## [What to do]
Everything from the first line of the data below through the line that contains "const sep = [Math.sin(sepAngle), -Math.cos(sepAngle)];" should be written out exactly, please, and nothing more; the pictures stay out.

## [Records to use]
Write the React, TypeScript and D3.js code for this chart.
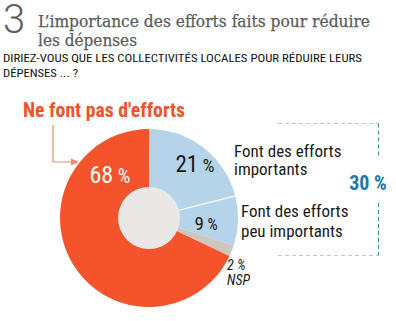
import React from "react";
import * as d3 from "d3";

const categories = ["Font des efforts importants", "Font des efforts peu importants", "NSP", "Ne font pas d'efforts"];
const values = [21, 9, 2, 68];
const colors = ["#b5d3e9", "#b5d3e9", "#cfc7bd", "#f5532b"];
const totalTrying = 30;

const W = 396, H = 321;
const cx = 149, cy = 218, R = 89, r0 = 31;
const narrow = "'Liberation Sans Narrow', 'Arial Narrow', 'Roboto Condensed', sans-serif";

export default function App() {
  const pie = d3.pie<number>().sort(null).value((d) => d);
  const arcs = pie(values);
  const arc = d3.arc<d3.PieArcDatum<number>>().innerRadius(0).outerRadius(R);
  const sepAngle = arcs[0].endAngle;
  const sep = [Math.sin(sepAngle), -Math.cos(sepAngle)];

  return (
    <svg width={W} height={H} style={{ position: "absolute", left: 0, top: 0, background: "#fff" }}>
      {/* header */}
      <text x={3} y={33} fontFamily="Roboto" fontWeight={300} fontSize={40} fill="#5f5f5f">3</text>
      <text x={38} y={27} fontFamily="'DejaVu Serif', serif" fontSize={17} fill="#5a5a5a" stroke="#5a5a5a" strokeWidth={0.25} textLength={332} lengthAdjust="spacingAndGlyphs">L’importance des efforts faits pour réduire</text>
      <text x={38} y={46} fontFamily="'DejaVu Serif', serif" fontSize={17} fill="#5a5a5a" stroke="#5a5a5a" strokeWidth={0.25} textLength={99} lengthAdjust="spacingAndGlyphs">les dépenses</text>
      <text x={3} y={61.5} fontFamily={narrow} fontSize={11.5} fill="#111" textLength={359} lengthAdjust="spacingAndGlyphs">DIRIEZ-VOUS QUE LES COLLECTIVITÉS LOCALES POUR RÉDUIRE LEURS</text>
      <text x={3} y={76.5} fontFamily={narrow} fontSize={11.5} fill="#111" textLength={75} lengthAdjust="spacingAndGlyphs">DÉPENSES ... ?</text>

      {/* pie */}
      <g transform={`translate(${cx},${cy})`}>
        {arcs.map((a, i) => (
          <path key={categories[i]} d={arc(a) || ""} fill={colors[i]} />
        ))}
        <line x1={sep[0] * r0} y1={sep[1] * r0} x2={sep[0] * R} y2={sep[1] * R} stroke="#fff" strokeWidth={1.2} />
        <circle r={r0} fill="#e9e8e6" />
      </g>

      {/* slice value labels */}
      <text x={110} y={183} textAnchor="middle" fontFamily={narrow} fontSize={24} fill="#fff">{values[3]}<tspan fontSize={20}> %</tspan></text>
      <text x={195} y={172} textAnchor="middle" fontFamily={narrow} fontSize={23} fill="#1a1a1a">{values[0]}<tspan fontSize={19}> %</tspan></text>
      <text x={206} y={230} textAnchor="middle" fontFamily={narrow} fontSize={19} fill="#1a1a1a">{values[1]}<tspan fontSize={16}> %</tspan></text>

      {/* Ne font pas d'efforts */}
      <text x={23} y={117} fontFamily={narrow} fontWeight="bold" fontSize={20} fill="#f0522a" textLength={162} lengthAdjust="spacingAndGlyphs">{categories[3]}</text>
      <path d="M53,125 V162 H72" fill="none" stroke="#f08a6d" strokeWidth={1.2} />
      <path d="M79,162 L71,158.5 L71,165.5 Z" fill="#f08a6d" />

      {/* right labels */}
      <text fontFamily={narrow} fontSize={17} fill="#1a1a1a">
        <tspan x={234} y={157}>Font des efforts</tspan>
        <tspan x={234} y={175}>importants</tspan>
      </text>
      <text fontFamily={narrow} fontSize={17} fill="#1a1a1a">
        <tspan x={241} y={217}>Font des efforts</tspan>
        <tspan x={241} y={237}>peu importants</tspan>
      </text>
      <text fontFamily={narrow} fontStyle="italic" fontSize={14} fill="#1a1a1a">
        <tspan x={227} y={270}>{values[2]} %</tspan>
        <tspan x={227} y={285}>{categories[2]}</tspan>
      </text>

      {/* bracket */}
      <path d="M278,123.5 H378.5" stroke="#a9cfe0" strokeWidth={1} strokeDasharray="4,3" fill="none" />
      <path d="M278,255.5 H378.5" stroke="#a9cfe0" strokeWidth={1} strokeDasharray="4,3" fill="none" />
      <path d="M378.5,123.5 V158" stroke="#3a86a6" strokeWidth={1} strokeDasharray="4,3" fill="none" />
      <path d="M378.5,203 V255.5" stroke="#3a86a6" strokeWidth={1} strokeDasharray="4,3" fill="none" />
      <text x={368} y={190} textAnchor="middle" fontFamily={narrow} fontWeight="bold" fontSize={20} fill="#1a7aa6">{totalTrying} %</text>
    </svg>
  );
}
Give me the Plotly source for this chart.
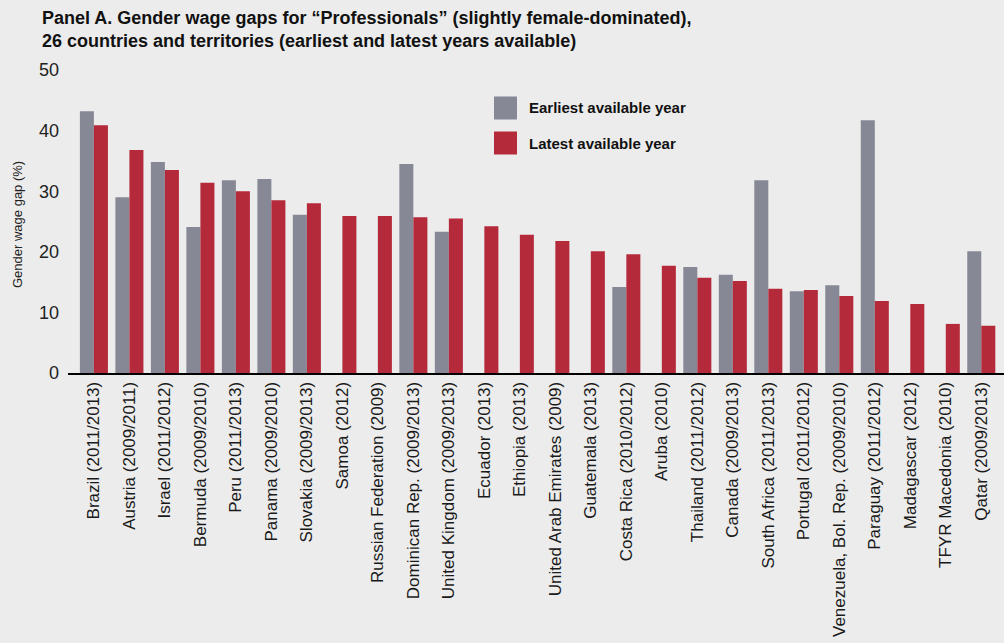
import plotly.graph_objects as go

categories = ["Brazil (2011/2013)", "Austria (2009/2011)", "Israel (2011/2012)", "Bermuda (2009/2010)",
              "Peru (2011/2013)", "Panama (2009/2010)", "Slovakia (2009/2013)", "Samoa (2012)",
              "Russian Federation (2009)", "Dominican Rep. (2009/2013)", "United Kingdom (2009/2013)",
              "Ecuador (2013)", "Ethiopia (2013)", "United Arab Emirates (2009)", "Guatemala (2013)",
              "Costa Rica (2010/2012)", "Aruba (2010)", "Thailand (2011/2012)", "Canada (2009/2013)",
              "South Africa (2011/2013)", "Portugal (2011/2012)", "Venezuela, Bol. Rep. (2009/2010)",
              "Paraguay (2011/2012)", "Madagascar (2012)", "TFYR Macedonia (2010)", "Qatar (2009/2013)"]
earliest = [43.2, 29.0, 34.8, 24.1, 31.8, 32.0, 26.1, None, None, 34.5, 23.3, None, None, None, None,
            14.2, None, 17.5, 16.2, 31.8, 13.5, 14.5, 41.7, None, None, 20.1]
latest = [40.9, 36.8, 33.5, 31.4, 30.0, 28.5, 28.0, 25.9, 25.9, 25.7, 25.5, 24.2, 22.8, 21.8, 20.1,
          19.6, 17.7, 15.7, 15.2, 13.9, 13.7, 12.7, 11.9, 11.4, 8.1, 7.8]
y_ticks = [0, 10, 20, 30, 40, 50]

GRAY = "#878896"
RED = "#b52a3b"
BG = "#ececec"
W, H = 1004, 643
L, R, T, B = 68, 0, 70, 270
pw, ph = W - L - R, H - T - B

def px(x):
    return (x - L) / pw

def py(y):
    return 1 - (y - T) / ph

fig = go.Figure()
fig.add_trace(go.Bar(x=categories, y=earliest, name="Earliest available year", marker_color=GRAY,
                     marker_line_width=0))
fig.add_trace(go.Bar(x=categories, y=latest, name="Latest available year", marker_color=RED,
                     marker_line_width=0))

fig.update_layout(
    width=W, height=H,
    margin=dict(l=L, r=R, t=T, b=B),
    paper_bgcolor=BG, plot_bgcolor=BG,
    barmode="group", bargap=0.21, bargroupgap=0,
    showlegend=False,
    font=dict(family="Liberation Sans, Arial, sans-serif", color="#1a1a1a"),
    xaxis=dict(range=[-0.73, 25.64], tickangle=-90, tickfont=dict(size=17, color="#1a1a1a"),
               showline=True, linecolor="#000", linewidth=2, ticks="", showgrid=False,
               zeroline=False),
    yaxis=dict(range=[0, 50], tickvals=y_ticks, tickfont=dict(size=18, color="#222"),
               showgrid=False, zeroline=False, showline=False, ticks="", ticklabelstandoff=8),
)

fig.add_annotation(xref="paper", yref="paper", x=px(40), y=py(6), xanchor="left", yanchor="top",
                   align="left", showarrow=False,
                   text="<b>Panel A. Gender wage gaps for “Professionals” (slightly female-dominated),<br>"
                        "26 countries and territories (earliest and latest years available)</b>",
                   font=dict(family="Liberation Sans, Arial", size=18, color="#111"))

fig.add_annotation(xref="paper", yref="paper", x=px(17), y=py(225), xanchor="center", yanchor="middle",
                   textangle=-90, showarrow=False, text="Gender wage gap (%)",
                   font=dict(family="Liberation Sans, Arial", size=13, color="#222"))

for i, (name, col) in enumerate([("Earliest available year", GRAY), ("Latest available year", RED)]):
    yc = 108 + i * 35
    fig.add_shape(type="rect", xref="paper", yref="paper", x0=px(494), x1=px(517),
                  y0=py(yc - 11.5), y1=py(yc + 11.5), fillcolor=col, line_width=0)
    fig.add_annotation(xref="paper", yref="paper", x=px(527), y=py(yc), xanchor="left", yanchor="middle",
                       showarrow=False, text="<b>" + name + "</b>",
                       font=dict(family="Liberation Sans, Arial", size=15, color="#111"))

fig.write_html("out.html", config={"displayModeBar": False})

# remove the default page margin so the figure sits at the top-left corner of the window
with open("out.html", encoding="utf-8") as f:
    html = f.read()
html = html.replace("<head>", "<head><style>html,body{margin:0;padding:0;overflow:hidden;background:#ececec;}</style>", 1)
with open("out.html", "w", encoding="utf-8") as f:
    f.write(html)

## [Result for this task]
Write the React, TypeScript and D3.js code for this chart.
import React from "react";
import * as d3 from "d3";

const categories = ["Font des efforts importants", "Font des efforts peu importants", "NSP", "Ne font pas d'efforts"];
const values = [21, 9, 2, 68];
const colors = ["#b5d3e9", "#b5d3e9", "#cfc7bd", "#f5532b"];
const totalTrying = 30;

const W = 396, H = 321;
const cx = 149, cy = 218, R = 89, r0 = 31;
const narrow = "'Liberation Sans Narrow', 'Arial Narrow', 'Roboto Condensed', sans-serif";

export default function App() {
  const pie = d3.pie<number>().sort(null).value((d) => d);
  const arcs = pie(values);
  const arc = d3.arc<d3.PieArcDatum<number>>().innerRadius(0).outerRadius(R);
  const sepAngle = arcs[0].endAngle;
  const sep = [Math.sin(sepAngle), -Math.cos(sepAngle)];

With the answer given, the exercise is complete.